Joule Unlimited Technologies, a bioengineering startup leveraging highly engineered photosynthetic organisms to catalyze the conversion of sunlight and CO2 to fuels and chemicals, has been awarded its first two US patents covering its fundamental method for producing ethanol at volumes and efficiencies surpassing biomass-dependent processes.

...These two latest patents relate to methods for increasing the ethanol production capability of a photosynthetic microorganism. Joule’s platform microorganism is engineered to produce and secrete ethanol in a continuous process, converting more than 90% of the CO2 it consumes directly to end product, with no reliance on biomass feedstocks....

...Joule claims that these innovations, together with its advances in bioprocessing and solar capture and conversion, will help it achieve an ultimate target of 25,000 gallons per acre annually—a rate that is 10X greater than that of cellulosic ethanol and 100X greater than corn ethanol—while requiring no depletion of food crops, agricultural land or fresh water. Joule is now producing ethanol at pilot scale, and has achieved nearly 50% of its ultimate productivity target in the lab, it says.

In addition, by eliminating the need for biomass, Joule avoids the burden of fluctuating feedstock cost and supply, as well as the energy-intensive, multi-step conversion of biomass to product. At full-scale commercial production Joule expects to produce ethanol for as little as $0.60/gallon.

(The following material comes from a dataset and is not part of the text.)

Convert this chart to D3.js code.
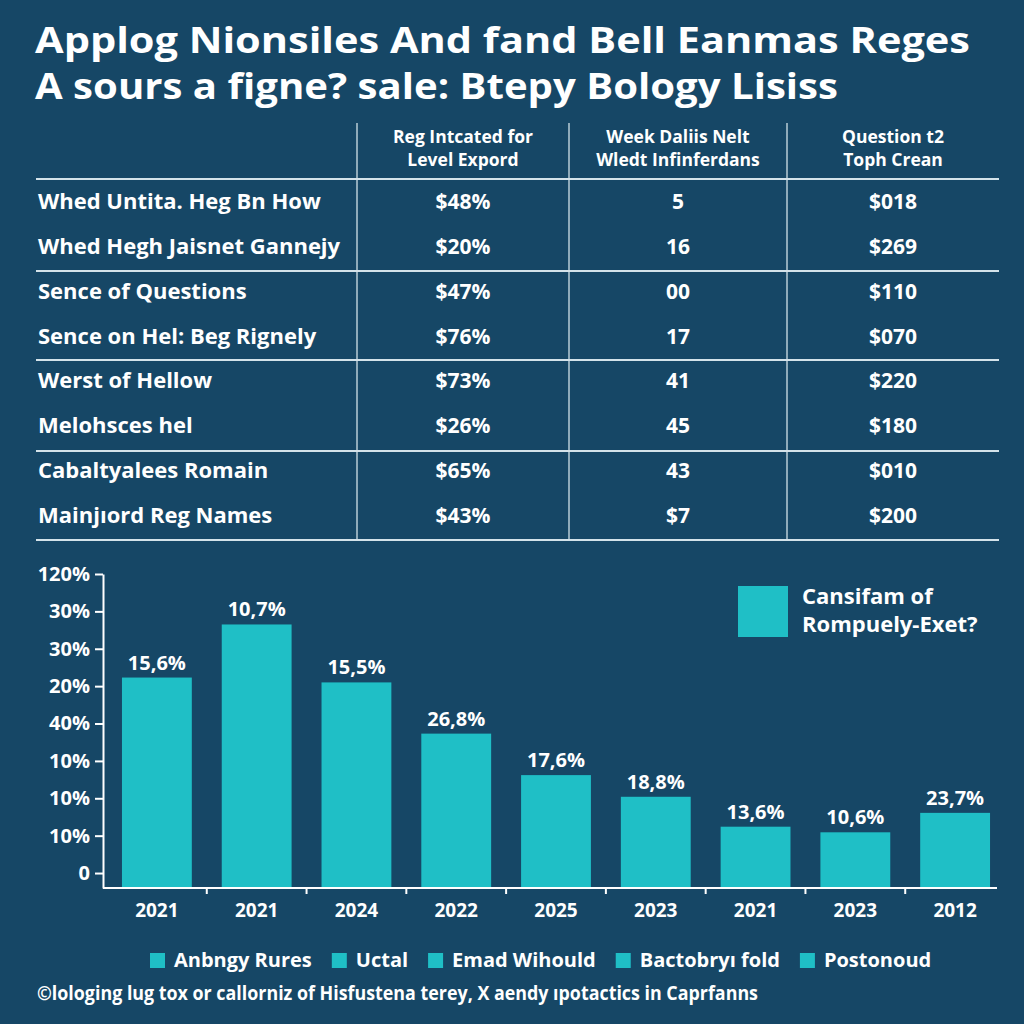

In an open access paper published earlier this year in the journal Photosynthesis Research, a Joule team concluded that its direct, single-step, continuous process for the production of solar hydrocarbon fuels could produce the areal equivalent of up to 15,000 gallons of diesel per acre annually. _GCC

As Al Fin industrial engineers have pointed out previously, it is easy to get high yields per "acre" if one builds photobioreactors vertically, essentially multiplying growing area while maintaining the same building footprint area. Joule has a lot of work to do if it is to achieve its production targets without utilising such tricks.